Flink是Apache开源的流处理框架,Spark是Apache开源的大规模数据处理快速通用的计算引擎,两者都是分布式框架,支持Java、Scala等多种语言。接下来通过实例来说明两者的应用。
基于Flink的WordCount
1. 对pom.xml文件添加依赖
<dependency>
<groupId>org.apache.flink</groupId>
<artifactId>flink-streaming-scala_2.11</artifactId>
<version>1.8.0</version>
</dependency>
2. 在idea上编写WordCount代码
import org.apache.flink.streaming.api.scala.{DataStream, StreamExecutionEnvironment}
import org.apache.flink.streaming.api.windowing.time.Time
import org.apache.flink.streaming.api.scala._
object SocketWordCount {
def main(args: Array[String]): Unit = {
val env: StreamExecutionEnvironment = StreamExecutionEnvironment.getExecutionEnvironment
val lines: DataStream[String] = env.socketTextStream("localhost", 9999, '\n')
val wordCount = lines
.flatMap(_.split(" "))
.map((_,1))
.keyBy(_._1)
.timeWindow(Time.seconds(5), Time.seconds(1))
.reduce((x,y) => {
val key = x._1
val value = x._2 + y._2
(key, value)
})
wordCount.print().setParallelism(1)
env.execute("SocketWordCount")
}
}
3. 使用netcat开启本地服务
$ nc -l 9999
hello world hello
4. 运行SocketWordCount代码,结果如下:
(hello,2)
(world,1)
基于SparkStreaming的WordCount
1. 对pom.xml文件添加依赖
<dependency>
<groupId>org.apache.spark</groupId>
<artifactId>spark-streaming_2.11</artifactId>
<version>2.4.2</version>
<scope>provided</scope>
</dependency>
2. 在idea上编写WordCount代码
import org.apache.spark.SparkConf
import org.apache.spark.streaming.{Seconds, StreamingContext}
object SparkStreamingSocketWordCount {
def main(args: Array[String]): Unit = {
val conf = new SparkConf().setAppName("SparkStreamingSocketWordCount").setMaster("local[2]")

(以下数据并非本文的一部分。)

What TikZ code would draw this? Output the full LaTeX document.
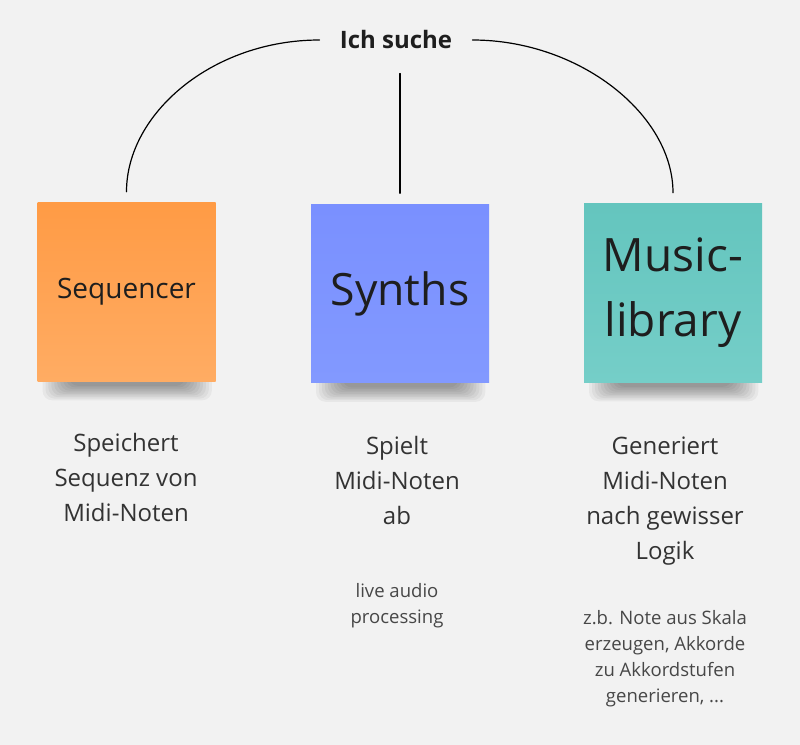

val ssc = new StreamingContext(conf, Seconds(5))
val lines = ssc.socketTextStream("localhost", 9999)
val wordCount = lines
.flatMap(_.split(" "))
.map((_,1))
.reduceByKey(_+_)
wordCount.print()
ssc.start()
ssc.awaitTermination()
}
}
3. 使用netcat开启本地服务
$ nc -l 9999
hello world hello
4. 运行SocketWordCount代码,结果如下:
-------------------------------------------
Time: 1560395435000 ms
-------------------------------------------
(hello,2)
(world,1)
总结:基于以上两种开发会发现两者有很多相似之处,不同的是假如对实时性要求较高建议选择Flink,能够承受低延迟选择SparkStreaming,因为后者对应的API更丰富更利于开发使用。